My Digital Transformation Playbook
This is the digital transformation playbook I've been refining since my first engineering leadership role. I call it eUSA. Three minutes — or if you'd rather read than watch, the breakdown is below.
I used it at adidas to unify what was effectively six separate engineering teams into one global platform serving 50 markets. At Sweetgreen I used it as my CTO playbook to build a tech function from zero. The underlying problem is usually the same: someone made a bunch of decisions optimized for the moment, and now those decisions are a wall. This is how I think about knocking that wall down without burning the building.
The framework
Easy
Friction is a tax your team pays every day.
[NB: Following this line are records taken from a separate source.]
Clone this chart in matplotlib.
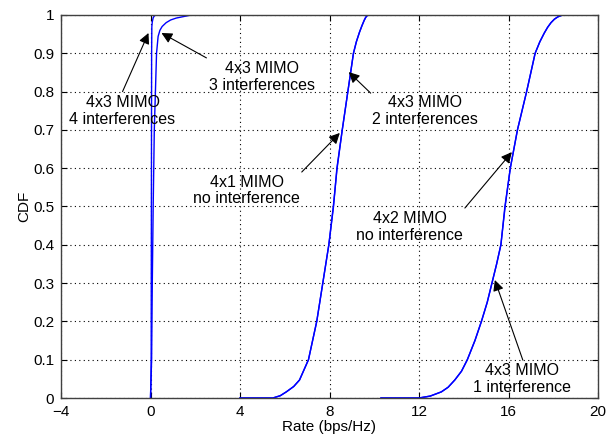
import matplotlib
matplotlib.use('Agg')
import matplotlib.pyplot as plt
import numpy as np

plt.rcParams['font.family'] = ['Liberation Sans', 'DejaVu Sans']

# ── Data ──────────────────────────────────────────────────────────────────────
# near-zero curves
x_4int = [0.0, 0.02, 0.03, 0.04, 0.05, 0.06, 0.08, 0.12, 0.2]
y_4int = [0.0, 0.05, 0.1, 0.5, 0.9, 0.97, 0.982, 0.993, 1.0]
x_3int = [0.0, 0.05, 0.08, 0.12, 0.17, 0.22, 0.27, 0.34, 0.42, 0.52, 0.7, 0.9, 1.15, 1.4, 1.83]
y_3int = [0.0, 0.1, 0.3, 0.5, 0.7, 0.8, 0.9, 0.944, 0.96, 0.97, 0.98, 0.987, 0.992, 0.995, 1.0]
# middle curves
x_2int = [4.0, 5.47, 5.8, 6.07, 6.4, 6.66, 7.06, 7.43, 7.70, 7.97, 8.18, 8.33, 8.57, 8.82,
          9.07, 9.2, 9.34, 9.45, 9.55, 9.62, 9.71]
y_2int = [0.0, 0.0, 0.006, 0.016, 0.03, 0.047, 0.1, 0.2, 0.3, 0.4, 0.5, 0.6, 0.7, 0.8,
          0.9, 0.93, 0.955, 0.972, 0.986, 0.994, 1.0]
x_4x1 = [4.0, 5.47, 5.8, 6.07, 6.4, 6.66, 7.06, 7.43, 7.70, 7.97, 8.17, 8.34, 8.57, 8.82,
         9.07, 9.2, 9.34, 9.45, 9.55, 9.62, 9.71]
y_4x1 = [0.0, 0.0, 0.006, 0.016, 0.03, 0.047, 0.1, 0.2, 0.3, 0.4, 0.5, 0.6, 0.7, 0.8,
         0.9, 0.93, 0.955, 0.972, 0.986, 0.994, 1.0]
# right curves
x_1int = [10.3, 12.0, 12.5, 13.0, 13.3, 13.6, 13.9, 14.16, 14.5, 14.79, 15.05, 15.26, 15.47, 15.66,
          15.85, 16.08, 16.4, 16.81, 17.19, 17.4, 17.6, 17.75, 17.9, 18.05, 18.2, 18.42]
y_1int = [0.0, 0.0, 0.005, 0.016, 0.028, 0.047, 0.07, 0.1, 0.15, 0.2, 0.25, 0.3, 0.35, 0.4,
          0.5, 0.6, 0.7, 0.8, 0.9, 0.93, 0.953, 0.968, 0.98, 0.989, 0.995, 1.0]
x_4x2 = [10.3, 12.0, 12.5, 13.0, 13.3, 13.6, 13.9, 14.16, 14.5, 14.79, 15.05, 15.26, 15.47, 15.66,
         15.84, 16.08, 16.4, 16.81, 17.19, 17.4, 17.6, 17.75, 17.9, 18.05, 18.2, 18.42]
y_4x2 = [0.0, 0.0, 0.005, 0.016, 0.028, 0.047, 0.07, 0.1, 0.15, 0.2, 0.25, 0.3, 0.35, 0.4,
         0.5, 0.6, 0.7, 0.8, 0.9, 0.93, 0.953, 0.968, 0.98, 0.989, 0.995, 1.0]

x_ticks = [-4, 0, 4, 8, 12, 16, 20]
y_ticks = [0, 0.1, 0.2, 0.3, 0.4, 0.5, 0.6, 0.7, 0.8, 0.9, 1]
y_ticklabels = ['0', '0.1', '0.2', '0.3', '0.4', '0.5', '0.6', '0.7', '0.8', '0.9', '1']

# (label, text centre, arrow tail, arrow head)
notes = [
    ('4x3 MIMO\n4 interferences', (-1.25, 0.749), (-1.25, 0.80), (-0.09, 0.953)),
    ('4x3 MIMO\n3 interferences', (4.97, 0.838), (2.5, 0.888), (0.49, 0.953)),
    ('4x3 MIMO\n2 interferences', (12.26, 0.749), (9.84, 0.796), (8.86, 0.851)),
    ('4x1 MIMO\nno interference', (4.30, 0.542), (6.76, 0.59), (8.46, 0.692)),
    ('4x2 MIMO\nno interference', (11.59, 0.446), (14.05, 0.496), (16.15, 0.642)),
    ('4x3 MIMO\n1 interference', (16.6, 0.05), (16.64, 0.099), (15.39, 0.308)),
]

# ── Figure ────────────────────────────────────────────────────────────────────
fig = plt.figure(figsize=(6.06, 4.41), dpi=100)
ax = fig.add_axes([61/606, 43/441, 537/606, 383/441])

BLUE = '#0000ff'
for xs, ys in [(x_4int, y_4int), (x_3int, y_3int), (x_2int, y_2int),
               (x_4x1, y_4x1), (x_1int, y_1int), (x_4x2, y_4x2)]:
    ax.plot(xs, ys, color=BLUE, lw=1.0)

ax.set_xlim(-4, 20); ax.set_ylim(0, 1)
ax.set_xticks(x_ticks)
ax.set_yticks(y_ticks)
ax.set_yticklabels(y_ticklabels)
ax.tick_params(direction='in', length=4, top=True, right=True, labelsize=11, pad=5)
ax.grid(True, color='black', ls=(0, (1, 3)), lw=0.8)
for s in ax.spines.values():
    s.set_color('#404040'); s.set_linewidth(1.0)

ax.set_xlabel('Rate (bps/Hz)', fontsize=11, labelpad=1)
ax.set_ylabel('CDF', fontsize=11, labelpad=1)

for lbl, tpos, tail, head in notes:
    ax.annotate('', xy=head, xytext=tail,
                arrowprops=dict(arrowstyle='-|>', color='black', lw=0.8,
                                mutation_scale=16, shrinkA=0, shrinkB=0))
    ax.text(tpos[0], tpos[1], lbl, fontsize=11.5, ha='center', va='center',
            linespacing=1.15)

fig.savefig('out.png', dpi=100, facecolor='white')
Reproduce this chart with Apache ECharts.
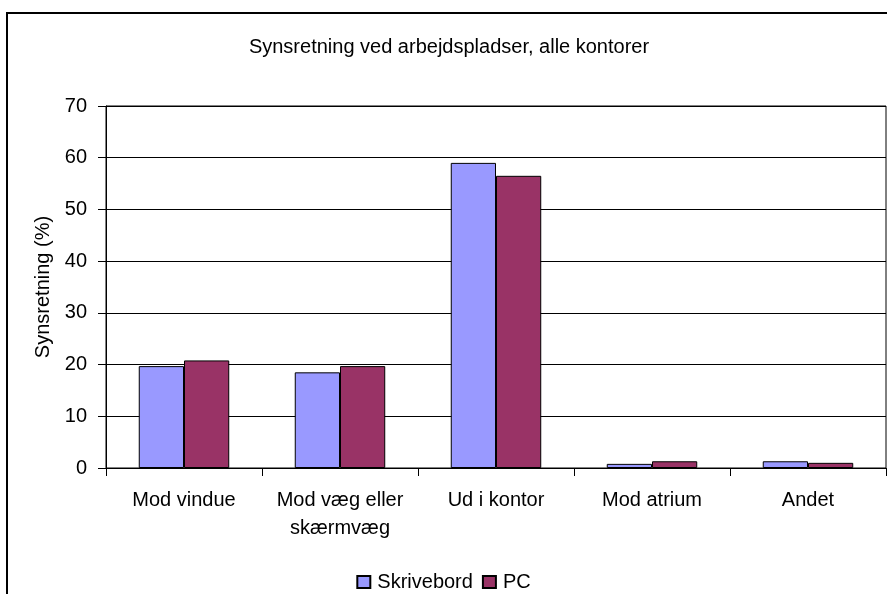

A new engineer who can't be productive in week one is a systems problem, not a people problem. I've seen billion-dollar platforms grind because six teams couldn't deploy without stepping on each other.
Ubiquity
A platform decision made for one market becomes a cage for the next fifteen. I watched this at adidas — choices that made sense for Germany took 18 months to undo before we could roll out across Asia. Build for the hardest case first.
Security with Speed
Security teams that slow delivery get bypassed. Security built into the process from day one doesn't. There's no tradeoff to manage if you set it up right — that's the whole thing.
Accountability through Analytics
What gets measured gets managed, and that's usually where accountability goes sideways. Story points go up, customer satisfaction falls, nobody connects the dots. Measure outcomes. Build the instrumentation before you think you need it.
Read the full transcript
Hello, I'm Thomas Prommer, and thank you for taking the time to review my profile today.
I'm a technology executive with over two decades of experience building and scaling enterprise platforms, products, and the cross-disciplinary teams behind them. In recent years my focus has shifted heavily toward pragmatic AI application for enterprise — from-scratch machine learning, data analytics, and a lot of automation, all applied to real-world problems in real operating environments with real clients.
I've been privileged to work at the frontier of digital innovation across three different contexts. First, embedded in teams as a consultant and advisor inside the headquarters of Apple, Microsoft, Google, Nike, and Hulu — helping those teams make better architectural, product, and execution decisions. Second, as an executive in-house with companies like adidas, Sweetgreen, and Bain Capital, where I ran billion-dollar e-commerce platforms and up to nine-figure IT budgets. And third, inside digital transformation powerhouses like the WPP agencies and Huge, where I led the technology disciplines that shaped client offerings — while also serving on partner advisory boards for adidas, Sweetgreen, and Bain Capital.
Working across those three sides of the spectrum allowed me to extract a practical playbook for running innovative technology teams in 2026 — what I call eUSA.
E for Easy. Technology should be intuitive. Obsess over the 20% of use cases that drive 80% of the value, make those seamless and anticipatory, and get out of the user's way.
U for Ubiquity and User-focus. Meet users where they are. Pay attention. Combine your strong digital products with a customer data platform to bring users into your own ecosystem, and own the relationship long-term.
S for Security and Speed. Build on modern, zero-trust, secure foundations — and within that enable fast experimentation, real-time options, and decisive pivots when they're needed. Late governance and retakes are fatal for engagements in these times of fast-moving development.
A for Accountability and Analytics. Measure what truly drives the business. Allocate resources to the KPIs that support those outcomes. Apply frameworks like TBM for full transparency, and hold your teams accountable — because only what's measured can be improved with confidence.
With this brief introduction, I look forward to meeting hopefully in person soon — to dive deeper into my experience and the lessons I learned working with these companies, but most importantly to talk about you and the challenges that lie ahead.
It's been great to meet you through this channel today, and I'm looking forward to connecting in person soon.